Repeat each entry exactly and drop the pictures.

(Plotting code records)
▼

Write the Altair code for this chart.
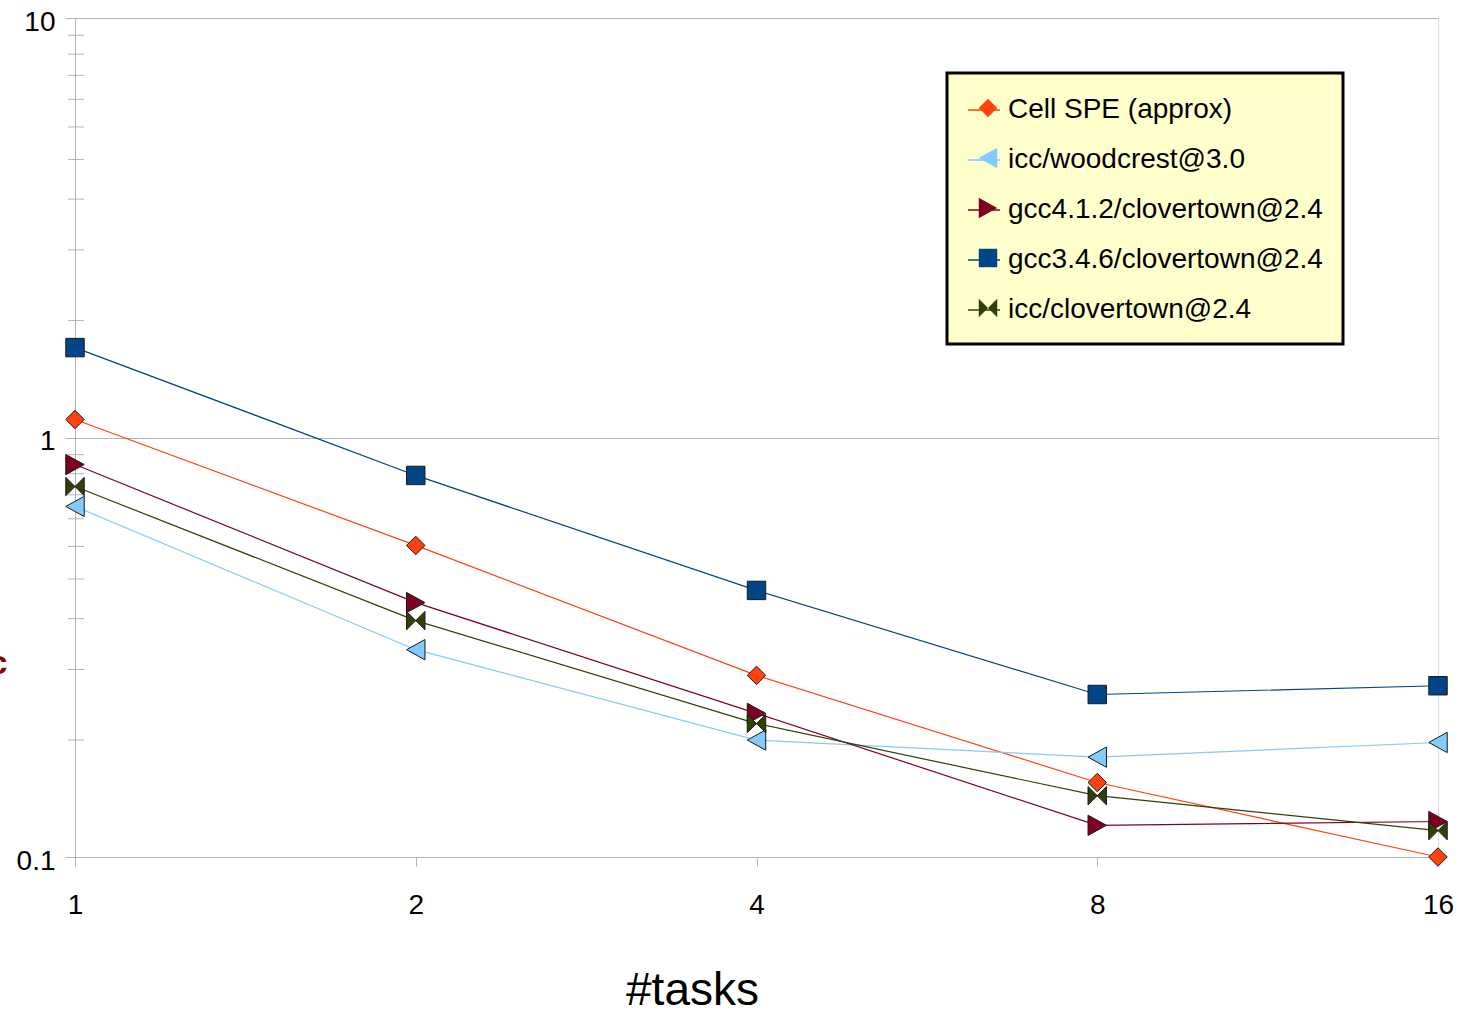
import altair as alt
import pandas as pd

tasks = [1, 2, 4, 8, 16]
series = ["Cell SPE (approx)", "icc/woodcrest@3.0", "gcc4.1.2/clovertown@2.4",
          "gcc3.4.6/clovertown@2.4", "icc/clovertown@2.4"]
cell_spe = [1.104, 0.553, 0.271, 0.1505, 0.100]
icc_woodcrest = [0.685, 0.312, 0.190, 0.173, 0.1875]
gcc412_clovertown = [0.862, 0.404, 0.220, 0.119, 0.1215]
gcc346_clovertown = [1.638, 0.812, 0.432, 0.244, 0.256]
icc_clovertown = [0.764, 0.366, 0.208, 0.140, 0.1156]

colors = ["#ff420e", "#83caff", "#7e0021", "#004586", "#314004"]
shapes = ["diamond", "M-1,0L1,-1.1L1,1.1Z", "M1,0L-1,-1.1L-1,1.1Z", "square",
          "M-1,-1L0,0L-1,1Z M1,-1L0,0L1,1Z"]

y_major = [0.1, 1, 10]
y_minor = [0.19, 0.28, 0.37, 0.46, 0.55, 0.64, 0.73, 0.82, 0.91,
           1.9, 2.8, 3.7, 4.6, 5.5, 6.4, 7.3, 8.2, 9.1]

# line legend uses a separate (whitespace-suffixed) domain so Vega-Lite keeps it apart
line_names = [s + " " for s in series]

values = [cell_spe, icc_woodcrest, gcc412_clovertown, gcc346_clovertown, icc_clovertown]
rows = []
for name, lname, vals in zip(series, line_names, values):
    for t, v in zip(tasks, vals):
        rows.append({"tasks": t, "time": v, "series": name, "line_series": lname})
df = pd.DataFrame(rows)
minor_df = pd.DataFrame({"v": y_minor})

FONT = "Liberation Sans"
GRID = "#b3b3b3"

x_enc = alt.X("tasks:Q",
              scale=alt.Scale(type="log", base=2, domain=[1, 16], nice=False),
              axis=alt.Axis(values=tasks, format="d", title="#tasks", grid=False,
                            labelFlush=False,
                            domainColor=GRID, tickColor=GRID, tickSize=9,
                            labelFontSize=28, labelFont=FONT, labelColor="black",
                            labelPadding=25, titleFontSize=46, titleFont=FONT,
                            titleFontWeight="normal", titleColor="black",
                            titleX=617, titleY=147, titleBaseline="alphabetic",
                            titleAnchor="start", titleAlign="center"))
y_scale = alt.Scale(type="log", domain=[0.1, 10], nice=False)
y_enc = alt.Y("time:Q", scale=y_scale,
              axis=alt.Axis(values=y_major, format="~g", title="sec", grid=True,
                            labelFlush=False,
                            gridColor=GRID, domainColor=GRID, tickColor=GRID,
                            tickSize=10, labelFontSize=28, labelFont=FONT,
                            labelColor="black", labelPadding=10, labelOffset=4,
                            titleAngle=0, titleAlign="right", titleBaseline="middle",
                            titleX=-68, titleY=645, titleFontSize=34, titleFont=FONT,
                            titleFontWeight="bold", titleColor="#8b0000"))

LX, LY = 872, 55
common_leg = dict(orient="none", legendX=LX, title=None, padding=20,
                  labelFontSize=28, labelFont=FONT, labelOffset=7, labelLimit=0)

lines = alt.Chart(df).mark_line(strokeWidth=1.2).encode(
    x=x_enc, y=y_enc,
    stroke=alt.Stroke("line_series:N", scale=alt.Scale(domain=line_names, range=colors),
                      legend=alt.Legend(symbolType="stroke", symbolSize=1024,
                                        symbolStrokeWidth=1.5, fillColor="#ffffcc",
                                        strokeColor="black", zindex=0, legendY=LY,
                                        rowPadding=19,
                                        labelColor="black", **common_leg)),
)

shape_leg = alt.Legend(symbolSize=340, symbolOffset=7, zindex=1, legendY=LY + 1,
                       rowPadding=22, symbolStrokeColor="#1a1a1a", symbolStrokeWidth=1,
                       labelExpr="''", **common_leg)

points = alt.Chart(df).mark_point(filled=True, size=340, stroke="#1a1a1a",
                                  strokeWidth=1, opacity=1).encode(
    x="tasks:Q", y="time:Q",
    fill=alt.Fill("series:N", scale=alt.Scale(domain=series, range=colors),
                  legend=shape_leg),
    shape=alt.Shape("series:N", scale=alt.Scale(domain=series, range=shapes),
                    legend=shape_leg),
)

minor = alt.Chart(minor_df).mark_rule(color=GRID, strokeWidth=1).encode(
    y=alt.Y("v:Q", scale=y_scale),
    x=alt.value(-7), x2=alt.value(9),
)

chart = alt.layer(minor, lines, points).properties(
    width=1363, height=839,
    autosize=alt.AutoSizeParams(type="none"),
    padding={"left": 75, "top": 18, "right": 31, "bottom": 158},
).configure_view(stroke=GRID, strokeWidth=1).configure(background="white"
).configure_legend(strokeWidth=3)

chart.save("out.html", embed_options={"renderer": "svg", "actions": False})
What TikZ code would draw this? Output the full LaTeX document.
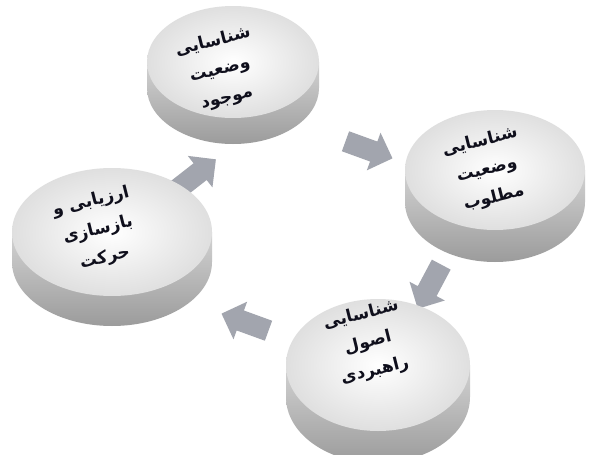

▲

- **RESULT BELOW**
Write the Altair code for this chart.
import altair as alt
import pandas as pd

tasks = [1, 2, 4, 8, 16]
series = ["Cell SPE (approx)", "icc/woodcrest@3.0", "gcc4.1.2/clovertown@2.4",
          "gcc3.4.6/clovertown@2.4", "icc/clovertown@2.4"]
cell_spe = [1.104, 0.553, 0.271, 0.1505, 0.100]
icc_woodcrest = [0.685, 0.312, 0.190, 0.173, 0.1875]
gcc412_clovertown = [0.862, 0.404, 0.220, 0.119, 0.1215]
gcc346_clovertown = [1.638, 0.812, 0.432, 0.244, 0.256]
icc_clovertown = [0.764, 0.366, 0.208, 0.140, 0.1156]

colors = ["#ff420e", "#83caff", "#7e0021", "#004586", "#314004"]
shapes = ["diamond", "M-1,0L1,-1.1L1,1.1Z", "M1,0L-1,-1.1L-1,1.1Z", "square",
          "M-1,-1L0,0L-1,1Z M1,-1L0,0L1,1Z"]

y_major = [0.1, 1, 10]
y_minor = [0.19, 0.28, 0.37, 0.46, 0.55, 0.64, 0.73, 0.82, 0.91,
           1.9, 2.8, 3.7, 4.6, 5.5, 6.4, 7.3, 8.2, 9.1]

# line legend uses a separate (whitespace-suffixed) domain so Vega-Lite keeps it apart
line_names = [s + " " for s in series]

values = [cell_spe, icc_woodcrest, gcc412_clovertown, gcc346_clovertown, icc_clovertown]
rows = []
for name, lname, vals in zip(series, line_names, values):
    for t, v in zip(tasks, vals):
        rows.append({"tasks": t, "time": v, "series": name, "line_series": lname})
df = pd.DataFrame(rows)
minor_df = pd.DataFrame({"v": y_minor})

FONT = "Liberation Sans"
GRID = "#b3b3b3"

x_enc = alt.X("tasks:Q",
              scale=alt.Scale(type="log", base=2, domain=[1, 16], nice=False),
              axis=alt.Axis(values=tasks, format="d", title="#tasks", grid=False,
                            labelFlush=False,
                            domainColor=GRID, tickColor=GRID, tickSize=9,
                            labelFontSize=28, labelFont=FONT, labelColor="black",
                            labelPadding=25, titleFontSize=46, titleFont=FONT,
                            titleFontWeight="normal", titleColor="black",
                            titleX=617, titleY=147, titleBaseline="alphabetic",
                            titleAnchor="start", titleAlign="center"))
y_scale = alt.Scale(type="log", domain=[0.1, 10], nice=False)
y_enc = alt.Y("time:Q", scale=y_scale,
              axis=alt.Axis(values=y_major, format="~g", title="sec", grid=True,
                            labelFlush=False,
                            gridColor=GRID, domainColor=GRID, tickColor=GRID,
                            tickSize=10, labelFontSize=28, labelFont=FONT,
                            labelColor="black", labelPadding=10, labelOffset=4,
                            titleAngle=0, titleAlign="right", titleBaseline="middle",
                            titleX=-68, titleY=645, titleFontSize=34, titleFont=FONT,
                            titleFontWeight="bold", titleColor="#8b0000"))

LX, LY = 872, 55
common_leg = dict(orient="none", legendX=LX, title=None, padding=20,
                  labelFontSize=28, labelFont=FONT, labelOffset=7, labelLimit=0)

lines = alt.Chart(df).mark_line(strokeWidth=1.2).encode(
    x=x_enc, y=y_enc,
    stroke=alt.Stroke("line_series:N", scale=alt.Scale(domain=line_names, range=colors),
                      legend=alt.Legend(symbolType="stroke", symbolSize=1024,
                                        symbolStrokeWidth=1.5, fillColor="#ffffcc",
                                        strokeColor="black", zindex=0, legendY=LY,
                                        rowPadding=19,
                                        labelColor="black", **common_leg)),
)

shape_leg = alt.Legend(symbolSize=340, symbolOffset=7, zindex=1, legendY=LY + 1,
                       rowPadding=22, symbolStrokeColor="#1a1a1a", symbolStrokeWidth=1,
                       labelExpr="''", **common_leg)

points = alt.Chart(df).mark_point(filled=True, size=340, stroke="#1a1a1a",
                                  strokeWidth=1, opacity=1).encode(
    x="tasks:Q", y="time:Q",
    fill=alt.Fill("series:N", scale=alt.Scale(domain=series, range=colors),
                  legend=shape_leg),
    shape=alt.Shape("series:N", scale=alt.Scale(domain=series, range=shapes),
                    legend=shape_leg),
)

minor = alt.Chart(minor_df).mark_rule(color=GRID, strokeWidth=1).encode(
    y=alt.Y("v:Q", scale=y_scale),
    x=alt.value(-7), x2=alt.value(9),
)

chart = alt.layer(minor, lines, points).properties(
    width=1363, height=839,
    autosize=alt.AutoSizeParams(type="none"),
    padding={"left": 75, "top": 18, "right": 31, "bottom": 158},
).configure_view(stroke=GRID, strokeWidth=1).configure(background="white"
).configure_legend(strokeWidth=3)

chart.save("out.html", embed_options={"renderer": "svg", "actions": False})
What TikZ code would draw this? Output the full LaTeX document.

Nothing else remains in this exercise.